We all returned home safely with muddy boots and new ideas about the local stratigraphy.

Joe and Will confer on an outcrop of black, carbon-rich shale.

If it’s spring in Ohio, it’s time for fieldwork!

April 28th, 2011

WOOSTER, OHIO–My geology colleagues have already been braving the weather to get their students into the field after the long winter. I like to wait until the end of April when it’s all sunshine and flowers. This week the Sedimentology & Stratigraphy class started its fieldwork with a visit to the Logan Formation exposed in an overgrown quarry an easy walk from campus. The Tuesday section experienced a bit of rain near the end of their work, but today’s section had a glorious day (much like last year at this time and place). In the image above we see Whitney, Jenn and Melissa describing and measuring the sandstones and conglomerates of the Logan with their fancy Jacob Staffs.

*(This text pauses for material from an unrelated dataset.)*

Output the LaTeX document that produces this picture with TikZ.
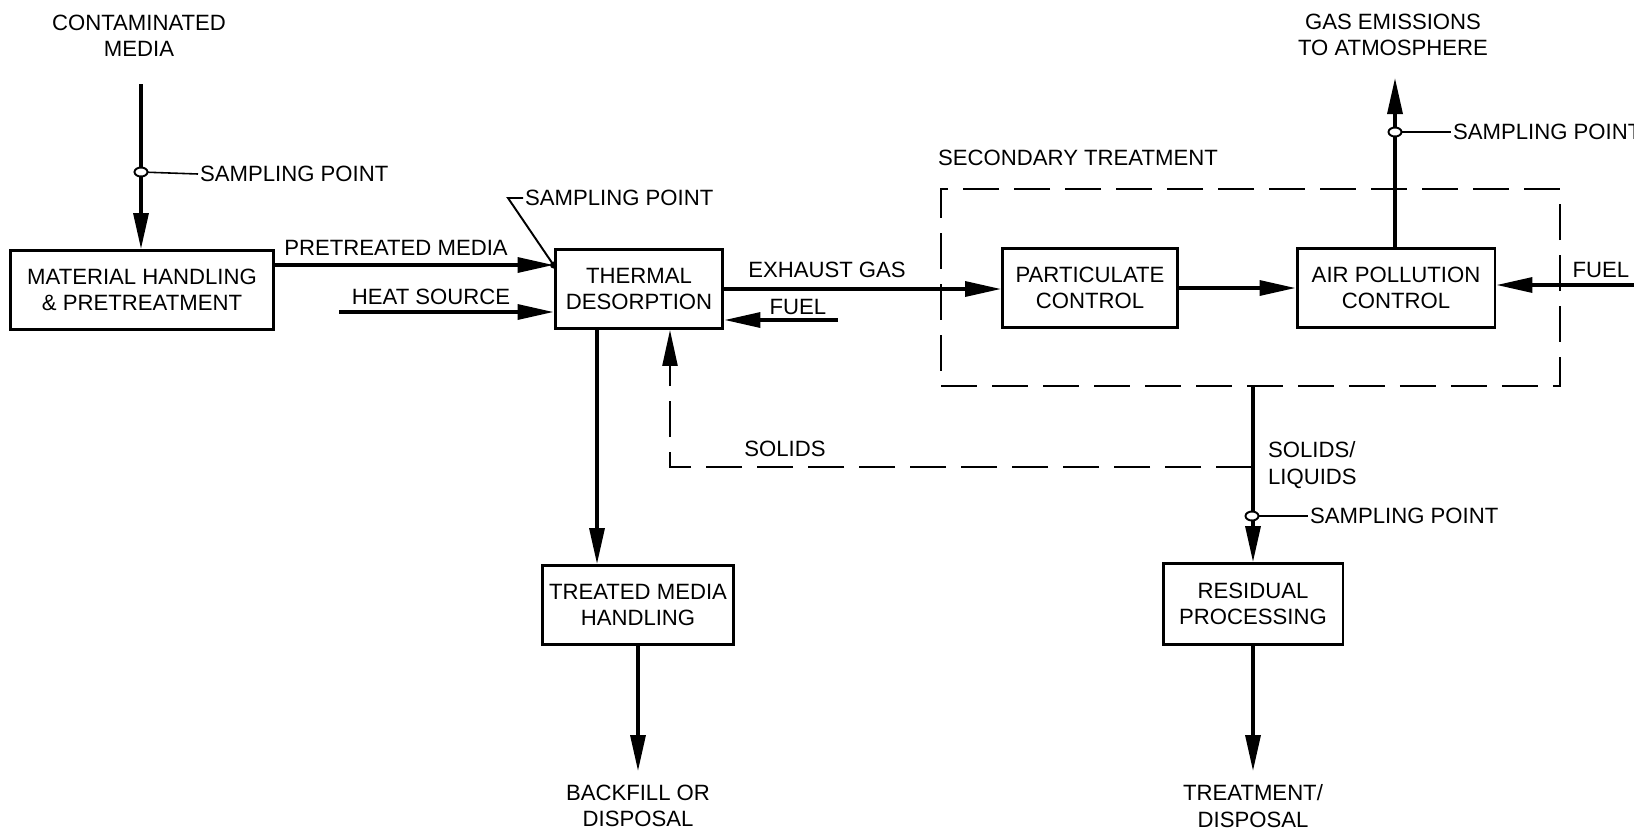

Kevin, Anna and Genevieve arrayed on the outcrop.

Oscar and Marytha conferring on the composition of the granules in the conglomerate.

The conglomerate in the midst of the very fine sandstones of the Logan Formation is the most distinctive unit.

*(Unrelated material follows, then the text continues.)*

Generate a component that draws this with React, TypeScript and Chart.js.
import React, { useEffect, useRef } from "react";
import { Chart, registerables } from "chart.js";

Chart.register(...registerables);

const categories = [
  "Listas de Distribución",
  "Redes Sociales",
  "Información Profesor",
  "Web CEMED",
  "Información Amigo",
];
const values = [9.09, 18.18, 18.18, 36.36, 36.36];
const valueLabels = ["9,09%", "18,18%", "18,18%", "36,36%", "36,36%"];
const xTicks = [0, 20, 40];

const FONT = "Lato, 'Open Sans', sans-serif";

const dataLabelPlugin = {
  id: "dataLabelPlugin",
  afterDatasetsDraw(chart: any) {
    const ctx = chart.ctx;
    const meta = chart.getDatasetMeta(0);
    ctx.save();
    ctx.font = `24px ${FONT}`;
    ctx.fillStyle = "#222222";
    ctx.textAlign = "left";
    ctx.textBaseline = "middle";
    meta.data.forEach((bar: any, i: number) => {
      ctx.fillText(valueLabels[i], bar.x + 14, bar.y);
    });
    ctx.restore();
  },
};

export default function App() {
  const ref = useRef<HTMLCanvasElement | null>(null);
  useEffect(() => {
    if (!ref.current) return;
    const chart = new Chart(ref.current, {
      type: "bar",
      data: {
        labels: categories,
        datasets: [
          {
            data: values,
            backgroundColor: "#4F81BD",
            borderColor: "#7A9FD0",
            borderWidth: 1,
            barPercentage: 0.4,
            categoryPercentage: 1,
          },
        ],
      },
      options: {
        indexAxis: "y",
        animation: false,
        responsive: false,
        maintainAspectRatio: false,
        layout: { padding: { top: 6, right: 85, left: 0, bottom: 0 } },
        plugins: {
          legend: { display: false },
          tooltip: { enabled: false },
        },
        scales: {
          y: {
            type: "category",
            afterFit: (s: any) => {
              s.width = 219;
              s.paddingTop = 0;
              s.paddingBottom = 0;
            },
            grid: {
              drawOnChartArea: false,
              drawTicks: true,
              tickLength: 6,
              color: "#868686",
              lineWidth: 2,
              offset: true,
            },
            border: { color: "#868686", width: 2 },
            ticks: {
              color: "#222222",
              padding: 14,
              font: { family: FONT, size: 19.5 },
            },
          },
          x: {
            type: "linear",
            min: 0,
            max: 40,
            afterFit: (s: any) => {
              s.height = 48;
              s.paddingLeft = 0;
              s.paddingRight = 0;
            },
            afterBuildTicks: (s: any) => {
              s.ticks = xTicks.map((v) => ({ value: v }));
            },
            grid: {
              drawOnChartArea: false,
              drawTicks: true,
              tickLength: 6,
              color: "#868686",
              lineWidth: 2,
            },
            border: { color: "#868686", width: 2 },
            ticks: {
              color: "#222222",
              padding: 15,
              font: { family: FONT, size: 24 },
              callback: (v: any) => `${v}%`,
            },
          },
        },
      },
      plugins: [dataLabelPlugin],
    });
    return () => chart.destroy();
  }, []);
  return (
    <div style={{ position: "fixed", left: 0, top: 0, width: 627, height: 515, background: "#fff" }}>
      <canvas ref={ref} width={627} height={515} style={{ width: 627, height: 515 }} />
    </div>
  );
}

The conglomerate has a sharp lower base and shows graded bedding.

Our little afternoon field trip is practice for this weekend’s class expedition to the Mississippian-Pennsylvanian boundary sections in Jackson County, southern Ohio. Hope we have the same kind of weather!

Wooster’s Fossil of the Week: A woolly mammoth tooth (Late Pleistocene of Holmes County, Ohio)

March 27th, 2011

Since we had a mastodon tooth as our last Fossil of the Week, paleontological symmetry demands we have a mammoth tooth this week. The fossil above also comes from the productive bogs of Holmes County a few miles south of Wooster.

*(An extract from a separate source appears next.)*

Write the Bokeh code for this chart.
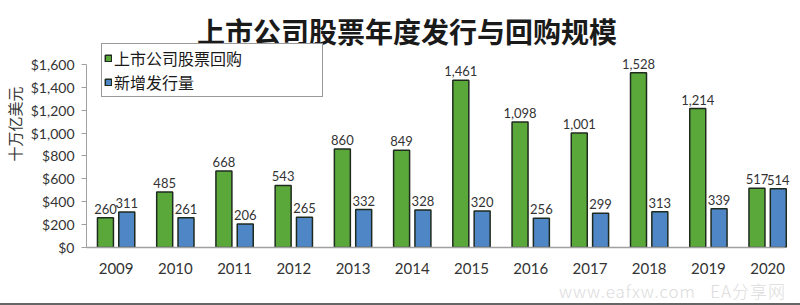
from bokeh.plotting import figure
from bokeh.models import (ColumnDataSource, Range1d, FixedTicker, NumeralTickFormatter,
                          Legend, LegendItem, Label, LabelSet, Div)
from bokeh.layouts import column
from bokeh.core.properties import value
from bokeh.embed import file_html
from bokeh.resources import INLINE

years = ["2009", "2010", "2011", "2012", "2013", "2014", "2015", "2016", "2017", "2018", "2019", "2020"]
buybacks = [260, 485, 668, 543, 860, 849, 1461, 1098, 1001, 1528, 1214, 517]
issuance = [311, 261, 206, 265, 332, 328, 320, 256, 299, 313, 339, 514]
y_ticks = [0, 200, 400, 600, 800, 1000, 1200, 1400, 1600]

title_text = "上市公司股票年度发行与回购规模"
series_names = ["上市公司股票回购", "新增发行量"]
y_label_text = "十万亿美元"
watermark = "www.eafxw.com&nbsp;&nbsp;&nbsp;EA分享网"

GREEN = "#5ba83a"
BLUE = "#4f86c6"
EDGE = "#1f2a1f"
TXT = "#333333"
FONT = "Lato"
CJK = "Noto Sans CJK SC"

idx = list(range(len(years)))
off = 0.18
src = ColumnDataSource(dict(
    x=idx,
    xg=[i - off for i in idx],
    xb=[i + off for i in idx],
    buy=buybacks,
    iss=issuance,
    buy_lbl=[f"{v:,}" for v in buybacks],
    iss_lbl=[f"{v:,}" for v in issuance],
))

p = figure(width=800, height=280, output_backend="svg", toolbar_location=None,
           x_range=Range1d(-0.5, 11.42), y_range=Range1d(0, 2159),
           min_border_left=85, min_border_right=9, min_border_top=0, min_border_bottom=33,
           frame_width=706, frame_height=247)

p.grid.visible = False
p.outline_line_color = None
p.background_fill_color = "white"
p.border_fill_color = "white"

# title drawn inside the top of the frame
p.add_layout(Label(x=4.91, y=1890, text=title_text, text_align="center",
                   text_baseline="middle", text_font=CJK, text_font_size="28px",
                   text_font_style="bold", text_color="#1a1a1a"))

w = 0.27
rg = p.vbar(x="xg", top="buy", width=w, source=src, fill_color=GREEN,
            line_color=EDGE, line_width=1.5)
rb = p.vbar(x="xb", top="iss", width=w, source=src, fill_color=BLUE,
            line_color=EDGE, line_width=1.5)

for xs, ys, ts in (("xg", "buy", "buy_lbl"), ("xb", "iss", "iss_lbl")):
    p.add_layout(LabelSet(x=xs, y=ys, text=ts, source=src, text_align="center",
                          text_baseline="bottom", y_offset=4, text_font=value(FONT),
                          text_font_size="13px", text_color=TXT))

# axes
p.yaxis.ticker = FixedTicker(ticks=y_ticks)
p.yaxis.bounds = (0, 1600)
p.yaxis.formatter = NumeralTickFormatter(format="$0,0")
p.yaxis.major_label_text_font = FONT
p.yaxis.major_label_text_font_size = "14px"
p.yaxis.major_label_text_color = TXT
p.yaxis.axis_line_color = "#a0a0a0"
p.yaxis.major_tick_line_color = "#a0a0a0"
p.yaxis.major_tick_out = 5
p.yaxis.major_tick_in = 0
p.yaxis.minor_tick_line_color = None
p.yaxis.major_label_standoff = 7
p.yaxis.axis_label = y_label_text
p.yaxis.axis_label_text_font = CJK
p.yaxis.axis_label_text_font_size = "15px"
p.yaxis.axis_label_text_font_style = "normal"
p.yaxis.axis_label_text_color = TXT
p.yaxis.axis_label_standoff = 3

p.xaxis.ticker = FixedTicker(ticks=idx)
p.xaxis.bounds = (-0.5, 11.29)
p.xaxis.major_label_overrides = {i: y for i, y in zip(idx, years)}
p.xaxis.major_label_text_font = FONT
p.xaxis.major_label_text_font_size = "15px"
p.xaxis.major_label_text_color = TXT
p.xaxis.axis_line_color = "#a0a0a0"
p.xaxis.axis_line_width = 1.5
p.xaxis.major_tick_line_color = None
p.xaxis.minor_tick_line_color = None
p.xaxis.major_label_standoff = 9

legend = Legend(items=[LegendItem(label=series_names[0], renderers=[rg]),
                       LegendItem(label=series_names[1], renderers=[rb])],
                location=(15, 150), orientation="vertical",
                label_text_font=CJK, label_text_font_size="16px", label_text_color="#1a1a1a",
                glyph_width=8, glyph_height=8, label_height=21, label_width=206,
                label_standoff=2, padding=2, spacing=0, margin=0,
                border_line_color="#333333", border_line_width=1.5,
                background_fill_alpha=1.0)
p.add_layout(legend)

footer = Div(width=800, height=25, margin=(0, 0, 0, 0), text=watermark,
             styles={"box-sizing": "border-box", "border-bottom": "2px solid #666666",
                     "text-align": "right", "padding-right": "14px",
                     "color": "#dcdcdc", "font-family": "'Noto Sans CJK SC', sans-serif",
                     "font-size": "17px", "font-weight": "300", "line-height": "22px",
                     "letter-spacing": "1px", "width": "800px", "height": "25px"})
layout = column(p, footer, spacing=0)

open("out.html", "w").write(file_html(layout, INLINE))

Our tooth is from a young woolly mammoth (Mammuthus primigenius). These were true elephants, unlike the mastodons which were only distant cousins in another family. You can tell a mammoth tooth from a mastodon tooth by the flat ridges on its chewing surface rather than pointy cusps.

The woolly mammoth had long tusks (one of which we have in a display case outside my office) and, of course, plenty of long hair to keep it warm in the tundra environments it inhabited. They were grazers, apparently digging up grass and other ground vegetation with their tusks.

Mammuthus primigenius appeared about 150,000 years ago during the Pleistocene, and the last individual died surprisingly only 3700 years ago on a small Alaskan island. They are well known from frozen remains in Siberia — and from a new Japanese attempt to clone them from frozen tissue. (I’ve heard that one so many times …)

In June 2008, a Wooster Independent Study team saw cross-sections of mammoth footprints at The Mammoth Site, Hot Springs, South Dakota (see below). They could only be identified as such because of the dozens of mammoth skeletons around them!

Woolly mammoths in northern Spain (from a mural by Mauricio Antón).